#### [Instructions to follow]
Pictures stay out of the copy. Please reproduce only the lines between the one holding "Generate a Python" and the one holding "ax.set_facecolor(bg)", inclusive.

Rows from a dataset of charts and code

'''

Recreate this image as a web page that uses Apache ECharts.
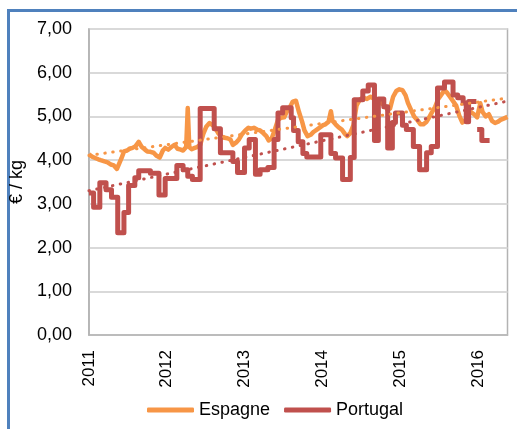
<!DOCTYPE html>
<html>
<head>
<meta charset="utf-8">
<script src="https://cdn.jsdelivr.net/npm/echarts@6/dist/echarts.min.js"></script>
<style>
  body { margin: 0; background: #fff; }
  #frame { position: absolute; left: 7px; top: 9px; width: 600px; height: 600px;
    border-top: 3px solid #4f81bd; border-left: 3px solid #4f81bd; }
  #chart { position: absolute; left: 0; top: 0; width: 517px; height: 429px; }
</style>
</head>
<body>
<div id="frame"></div>
<div id="chart"></div>
<script>
  // prix hebdo, [année décimale, €/kg]
  const espagne = [
    [2011.00, 4.13], [2011.04, 4.08], [2011.08, 4.05], [2011.12, 4.02], [2011.15, 4.00],
    [2011.20, 3.97], [2011.24, 3.95], [2011.28, 3.90], [2011.32, 3.88], [2011.36, 3.80],
    [2011.38, 3.82], [2011.42, 4.05], [2011.45, 4.20], [2011.49, 4.22], [2011.52, 4.26],
    [2011.56, 4.28], [2011.60, 4.32], [2011.64, 4.42], [2011.68, 4.30], [2011.72, 4.24],
    [2011.75, 4.20], [2011.79, 4.19], [2011.83, 4.17], [2011.87, 4.10], [2011.91, 4.06],
    [2011.95, 4.22], [2011.98, 4.28], [2012.02, 4.24], [2012.06, 4.30], [2012.10, 4.35],
    [2012.14, 4.26], [2012.18, 4.24], [2012.21, 4.22], [2012.25, 4.30], [2012.27, 5.19],
    [2012.29, 4.30], [2012.32, 4.25], [2012.36, 4.28], [2012.39, 4.30], [2012.43, 4.35],
    [2012.47, 4.60], [2012.51, 4.77], [2012.55, 4.85], [2012.59, 4.80], [2012.62, 4.75],
    [2012.66, 4.62], [2012.70, 4.55], [2012.74, 4.51], [2012.78, 4.50], [2012.82, 4.47],
    [2012.85, 4.35], [2012.89, 4.40], [2012.93, 4.48], [2012.97, 4.60], [2013.01, 4.68],
    [2013.05, 4.74], [2013.08, 4.72], [2013.12, 4.74], [2013.16, 4.70], [2013.20, 4.68],
    [2013.24, 4.62], [2013.28, 4.55], [2013.31, 4.45], [2013.35, 4.50], [2013.39, 4.70],
    [2013.43, 4.92], [2013.47, 4.97], [2013.51, 4.98], [2013.54, 5.10], [2013.58, 5.20],
    [2013.62, 5.34], [2013.66, 5.36], [2013.70, 5.10], [2013.74, 4.88], [2013.77, 4.68],
    [2013.81, 4.55], [2013.85, 4.58], [2013.89, 4.65], [2013.93, 4.70], [2013.97, 4.75],
    [2014.01, 4.80], [2014.04, 4.82], [2014.08, 4.88], [2014.11, 5.12], [2014.13, 4.90],
    [2014.17, 4.82], [2014.21, 4.75], [2014.25, 4.70], [2014.29, 4.60], [2014.32, 4.55],
    [2014.36, 4.62], [2014.40, 4.80], [2014.44, 5.25], [2014.48, 5.38], [2014.52, 5.43],
    [2014.57, 5.40], [2014.62, 5.45], [2014.67, 5.40], [2014.72, 5.38], [2014.76, 5.30],
    [2014.80, 5.25], [2014.84, 5.15], [2014.87, 5.18], [2014.91, 5.45], [2014.95, 5.58],
    [2014.99, 5.62], [2015.03, 5.60], [2015.07, 5.48], [2015.10, 5.31], [2015.14, 5.15],
    [2015.18, 5.00], [2015.22, 4.92], [2015.26, 4.82], [2015.30, 4.82], [2015.34, 4.88],
    [2015.37, 4.97], [2015.41, 5.10], [2015.45, 5.22], [2015.49, 5.40], [2015.53, 5.50],
    [2015.57, 5.60], [2015.60, 5.55], [2015.64, 5.45], [2015.68, 5.35], [2015.72, 5.25],
    [2015.76, 5.02], [2015.80, 4.86], [2015.83, 4.90], [2015.87, 5.02], [2015.91, 5.10],
    [2015.95, 5.05], [2015.99, 4.98], [2016.03, 5.30], [2016.06, 5.10], [2016.10, 5.00],
    [2016.14, 5.05], [2016.18, 4.90], [2016.22, 4.85], [2016.26, 4.88], [2016.29, 4.92],
    [2016.33, 4.95], [2016.38, 4.99]
  ];

  // paliers : chaque point = début du palier
  const portugal = [
    [2011.00, 3.25], [2011.06, 2.92], [2011.14, 3.48], [2011.22, 3.32], [2011.29, 3.15],
    [2011.37, 2.34], [2011.45, 2.80], [2011.51, 3.42], [2011.59, 3.60], [2011.64, 3.76],
    [2011.79, 3.70], [2011.90, 3.20], [2011.98, 3.58], [2012.13, 3.88], [2012.21, 3.78],
    [2012.27, 3.63], [2012.33, 3.56], [2012.43, 5.18], [2012.61, 4.72], [2012.69, 4.17],
    [2012.85, 3.97], [2012.91, 3.72], [2013.00, 4.28], [2013.06, 4.47], [2013.14, 3.68],
    [2013.20, 3.78], [2013.30, 3.83], [2013.38, 4.47], [2013.43, 5.08], [2013.49, 5.20],
    [2013.60, 4.97], [2013.63, 4.68], [2013.69, 4.42], [2013.75, 4.15], [2013.80, 4.07],
    [2013.98, 4.58], [2014.11, 4.15], [2014.17, 4.05], [2014.26, 3.56], [2014.36, 4.06],
    [2014.41, 5.38], [2014.52, 5.58], [2014.59, 5.72], [2014.67, 4.45], [2014.72, 5.40],
    [2014.79, 5.22], [2014.84, 4.28], [2014.90, 4.86], [2014.94, 5.08], [2015.03, 4.80],
    [2015.08, 4.70], [2015.17, 4.31], [2015.25, 3.78], [2015.34, 4.17], [2015.40, 4.31],
    [2015.48, 5.65], [2015.57, 5.79], [2015.68, 5.49], [2015.74, 5.43], [2015.81, 5.31],
    [2015.85, 4.88], [2015.88, 5.34], [2015.97, 5.34], [2015.98, '-'], [2015.99, 4.70],
    [2016.05, 4.45], [2016.15, 4.45]
  ];

  const trendYears = [2011, 2016.38];
  const espagneTrend = [4.11, 5.42];
  const portugalTrend = [3.30, 5.35];

  const yearTicks = [2011, 2012, 2013, 2014, 2015, 2016];

  const font = 'Liberation Sans, Arial, sans-serif';
  const orange = '#f79646';
  const red = '#c0504d';

  const chart = echarts.init(document.getElementById('chart'));

  const trendStyle = (color) => ({
    color: color,
    width: 3,
    type: [0.5, 7.5],
    cap: 'round'
  });

  chart.setOption({
    animation: false,
    grid: {
      left: 87, right: 9.5, top: 29, bottom: 94,
      show: true, borderColor: '#b3b3b3', borderWidth: 1.5
    },
    legend: {
      data: ['Espagne', 'Portugal'],
      left: 142, top: 396,
      icon: 'roundRect',
      itemWidth: 47, itemHeight: 5, itemGap: 14,
      textStyle: { fontFamily: font, fontSize: 18, color: '#000' }
    },
    xAxis: {
      type: 'value',
      min: trendYears[0],
      max: trendYears[1],
      interval: 1,
      splitLine: { show: false },
      axisTick: { show: false },
      axisLine: { lineStyle: { color: '#b3b3b3', width: 1.5 } },
      axisLabel: {
        rotate: 90,
        margin: 15,
        showMaxLabel: false,
        fontFamily: font, fontSize: 17, color: '#000',
        formatter: (v) => (yearTicks.includes(v) ? String(v) : '')
      }
    },
    yAxis: {
      type: 'value',
      min: 0, max: 7, interval: 1,
      name: '€ / kg',
      nameLocation: 'middle',
      nameGap: 58,
      nameTextStyle: { fontFamily: font, fontSize: 18, color: '#000' },
      axisLine: { show: true, lineStyle: { color: '#b3b3b3', width: 1.5 } },
      axisTick: { show: false },
      splitLine: { lineStyle: { color: '#d9d9d9', width: 2 } },
      axisLabel: {
        margin: 17,
        fontFamily: font, fontSize: 18, color: '#000',
        formatter: (v) => v.toFixed(2).replace('.', ',')
      }
    },
    series: [
      {
        name: 'Espagne',
        type: 'line',
        data: espagne,
        showSymbol: false,
        lineStyle: { color: orange, width: 4.5, join: 'round' },
        itemStyle: { color: orange }
      },
      {
        name: 'Portugal',
        type: 'line',
        step: 'end',
        data: portugal,
        showSymbol: false,
        connectNulls: false,
        lineStyle: { color: red, width: 5, join: 'round' },
        itemStyle: { color: red }
      },
      {
        name: 'Tendance Espagne',
        type: 'line',
        data: trendYears.map((y, i) => [y, espagneTrend[i]]),
        showSymbol: false,
        lineStyle: trendStyle(orange)
      },
      {
        name: 'Tendance Portugal',
        type: 'line',
        data: trendYears.map((y, i) => [y, portugalTrend[i]]),
        showSymbol: false,
        lineStyle: trendStyle(red)
      }
    ]
  });
</script>
</body>
</html>
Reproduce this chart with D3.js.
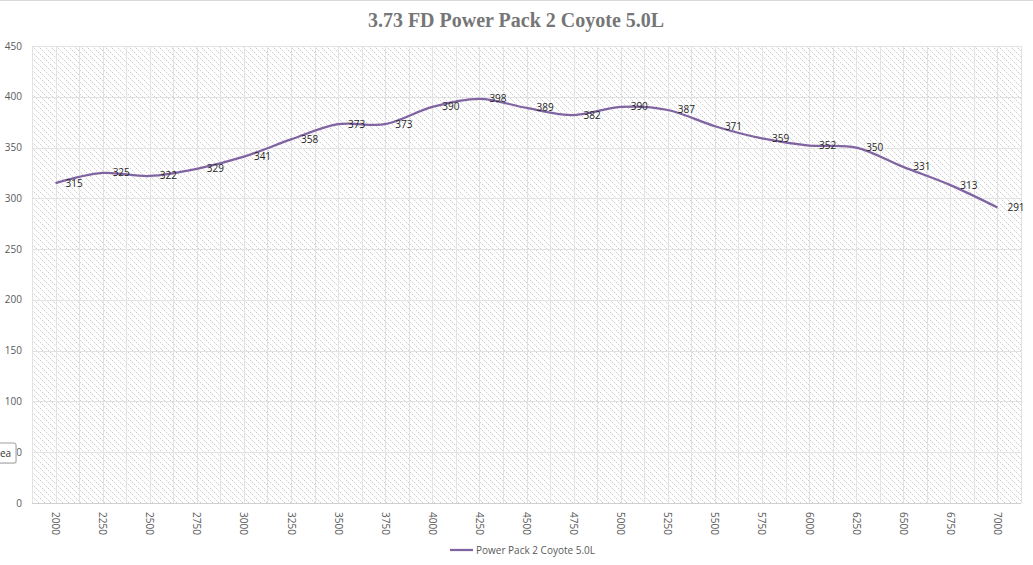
<!DOCTYPE html>
<html>
<head>
<meta charset="utf-8">
<script src="https://cdn.jsdelivr.net/npm/d3@7"></script>
<style>
  body { margin: 0; background: #fff; }
  svg { display: block; }
</style>
</head>
<body>
<div id="chart"></div>
<script>
var rpm = [2000, 2250, 2500, 2750, 3000, 3250, 3500, 3750, 4000, 4250, 4500,
           4750, 5000, 5250, 5500, 5750, 6000, 6250, 6500, 6750, 7000];
var power = [315, 325, 322, 329, 341, 358, 373, 373, 390, 398, 389,
             382, 390, 387, 371, 359, 352, 350, 331, 313, 291];
var yTicks = [0, 50, 100, 150, 200, 250, 300, 350, 400, 450];
var title = '3.73 FD Power Pack 2 Coyote 5.0L';
var seriesName = 'Power Pack 2 Coyote 5.0L';

var width = 1033, height = 565;
var margin = {top: 46, right: 12, bottom: 62, left: 32};
var w = width - margin.left - margin.right;
var h = height - margin.top - margin.bottom;
var lineColor = '#8064a2';
var textColor = '#595959';

var svg = d3.select('#chart').append('svg')
            .attr('width', width)
            .attr('height', height);

// dotted diagonal hatch for the plot area
var defs = svg.append('defs');
var pat = defs.append('pattern')
              .attr('id', 'hatch')
              .attr('patternUnits', 'userSpaceOnUse')
              .attr('width', 6)
              .attr('height', 6);
pat.append('rect').attr('width', 6).attr('height', 6).attr('fill', '#fff');
pat.selectAll('rect.dot').data(d3.range(6)).enter()
   .append('rect')
   .attr('class', 'dot')
   .attr('x', function(d) { return d; })
   .attr('y', function(d) { return d; })
   .attr('width', 1).attr('height', 1)
   .attr('shape-rendering', 'crispEdges')
   .attr('fill', function(d) { return d % 2 ? '#ececec' : '#cfcfcf'; });

// outer frame top line
svg.append('line')
   .attr('x1', 0).attr('x2', width).attr('y1', 0.5).attr('y2', 0.5)
   .attr('stroke', '#d9d9d9');

var x = d3.scaleBand().domain(rpm).range([0, w]);
var y = d3.scaleLinear().domain([0, 450]).range([h, 0]);
var cx = function(d) { return x(d) + x.bandwidth() / 2; };

var g = svg.append('g')
           .attr('transform', 'translate(' + margin.left + ',' + margin.top + ')');

g.append('rect')
 .attr('width', w).attr('height', h)
 .attr('fill', 'url(#hatch)');

// vertical gridlines at every half category
var halfSteps = d3.range(0, rpm.length * 2 + 1);
g.append('g').selectAll('line').data(halfSteps).enter()
 .append('line')
 .attr('x1', function(d) { return Math.round(d * x.bandwidth() / 2) + 0.5; })
 .attr('x2', function(d) { return Math.round(d * x.bandwidth() / 2) + 0.5; })
 .attr('y1', 0).attr('y2', h)
 .attr('stroke', '#e2e2e2');

// horizontal gridlines
g.append('g').selectAll('line').data(yTicks).enter()
 .append('line')
 .attr('x1', 0).attr('x2', w)
 .attr('y1', function(d) { return Math.round(y(d)) + 0.5; })
 .attr('y2', function(d) { return Math.round(y(d)) + 0.5; })
 .attr('stroke', function(d) { return d === 0 ? '#d0d0d0' : '#e2e2e2'; });

// y axis labels
g.append('g').selectAll('text').data(yTicks).enter()
 .append('text')
 .attr('x', -10)
 .attr('y', function(d) { return y(d); })
 .attr('dy', '0.35em')
 .attr('text-anchor', 'end')
 .attr('font-family', 'Open Sans, sans-serif')
 .attr('font-size', 10)
 .attr('fill', textColor)
 .text(function(d) { return d; });

// x axis labels, rotated
g.append('g').selectAll('text').data(rpm).enter()
 .append('text')
 .attr('transform', function(d) {
   return 'translate(' + cx(d) + ',' + (h + 9) + ') rotate(90)';
 })
 .attr('dy', '0.35em')
 .attr('text-anchor', 'start')
 .attr('font-family', 'Open Sans, sans-serif')
 .attr('font-size', 10)
 .attr('fill', textColor)
 .text(function(d) { return d; });

// smoothed line
var lineFunc = d3.line()
                 .x(function(d, i) { return cx(rpm[i]); })
                 .y(function(d) { return y(d); })
                 .curve(d3.curveCatmullRom.alpha(0));

g.append('path')
 .attr('d', lineFunc(power))
 .attr('fill', 'none')
 .attr('stroke', lineColor)
 .attr('stroke-width', 2.25);

// data labels to the right of each point
g.append('g').selectAll('text').data(power).enter()
 .append('text')
 .attr('x', function(d, i) { return cx(rpm[i]) + 10; })
 .attr('y', function(d) { return y(d); })
 .attr('dy', '0.35em')
 .attr('font-family', 'Open Sans, sans-serif')
 .attr('font-size', 10)
 .attr('fill', '#262626')
 .text(function(d) { return d; });

// title
svg.append('text')
   .attr('x', 516)
   .attr('y', 27)
   .attr('text-anchor', 'middle')
   .attr('font-family', 'Liberation Serif, serif')
   .attr('font-weight', 'bold')
   .attr('font-size', 20)
   .attr('fill', '#767676')
   .text(title);

// legend
var legend = svg.append('g').attr('transform', 'translate(450,550)');
legend.append('line')
      .attr('x1', 0).attr('x2', 23).attr('y1', 0).attr('y2', 0)
      .attr('stroke', lineColor).attr('stroke-width', 2.25);
legend.append('text')
      .attr('x', 26).attr('y', 0).attr('dy', '0.35em')
      .attr('font-family', 'Open Sans, sans-serif')
      .attr('font-size', 10)
      .attr('fill', textColor)
      .text(seriesName);

// tooltip remnant at left edge
var tip = svg.append('g').attr('transform', 'translate(-6,443)');
tip.append('rect')
   .attr('x', 1).attr('y', 1).attr('width', 22).attr('height', 20).attr('rx', 2)
   .attr('fill', '#e8e8e8');
tip.append('rect')
   .attr('width', 22).attr('height', 20).attr('rx', 2)
   .attr('fill', '#fff').attr('stroke', '#a0a0a0');
tip.append('text')
   .attr('x', 6).attr('y', 10).attr('dy', '0.35em')
   .attr('font-family', 'Open Sans, sans-serif')
   .attr('font-size', 10)
   .attr('fill', '#333')
   .text('ea');
</script>
</body>
</html>
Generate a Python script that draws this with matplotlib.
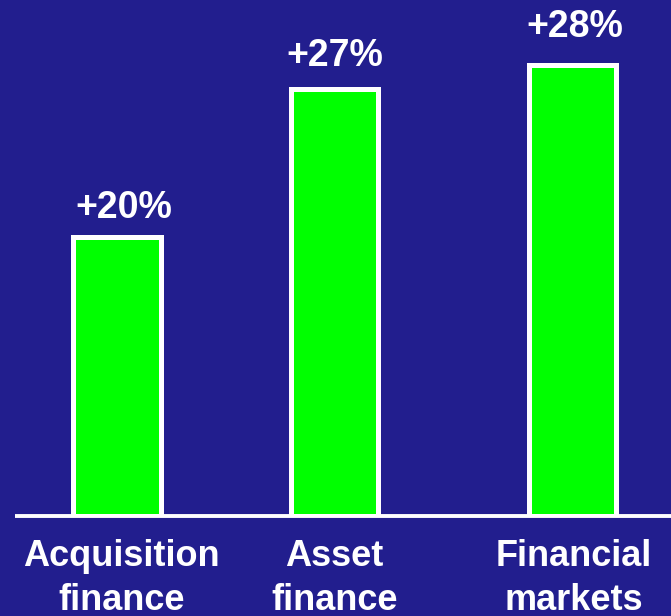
import matplotlib.pyplot as plt

# Данные
categories = ["Acquisition\nfinance", "Asset\nfinance", "Financial\nmarkets"]
heights = [61.8, 94.7, 100]         # относительный объём
growth = ["+20%", "+27%", "+28%"]   # подписи над столбцами

bg = "#221e8e"
plt.rcParams["font.family"] = ["Liberation Sans", "DejaVu Sans"]

fig = plt.figure(figsize=(6.71, 6.16), dpi=100, facecolor=bg)
# оси от базовой линии (516 px) до верха картинки
ax = fig.add_axes([0, 100 / 616, 1, 516 / 616])
ax.set_facecolor(bg)

x = [1.17, 3.345, 5.725]
ax.bar(x, heights, width=0.875, color="#00ff00", edgecolor="white",
       linewidth=3.6, zorder=2)
ax.plot([0.15, 6.71], [0, 0], color="white", lw=2.8, zorder=3,
        solid_capstyle="butt", clip_on=False)

# сдвиги подписей относительно столбцов
dx = [0.065, 0.0, 0.02]
dy = [4.2, 5.1, 6.3]
for xi, h, g, sx, sy in zip(x, heights, growth, dx, dy):
    ax.text(xi + sx, h + sy, g, ha="center", va="baseline", color="white",
            fontsize=27, fontweight="bold")

# подписи категорий: вторая строка почти у нижнего края
for xi, sx, c in zip(x, dx, categories):
    ax.text(xi + sx * 0.7, -5.2, c, ha="center", va="top", color="white",
            fontsize=26, fontweight="bold", linespacing=1.3)

ax.set_xlim(0, 6.71)
ax.set_ylim(0, 516 / 451 * 100)
ax.axis("off")

fig.savefig("out.png", dpi=100, facecolor=bg)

'''

#### [Finished task]
Generate a Python script that draws this with matplotlib.
import matplotlib.pyplot as plt

# Данные
categories = ["Acquisition\nfinance", "Asset\nfinance", "Financial\nmarkets"]
heights = [61.8, 94.7, 100]         # относительный объём
growth = ["+20%", "+27%", "+28%"]   # подписи над столбцами

bg = "#221e8e"
plt.rcParams["font.family"] = ["Liberation Sans", "DejaVu Sans"]

fig = plt.figure(figsize=(6.71, 6.16), dpi=100, facecolor=bg)
# оси от базовой линии (516 px) до верха картинки
ax = fig.add_axes([0, 100 / 616, 1, 516 / 616])
ax.set_facecolor(bg)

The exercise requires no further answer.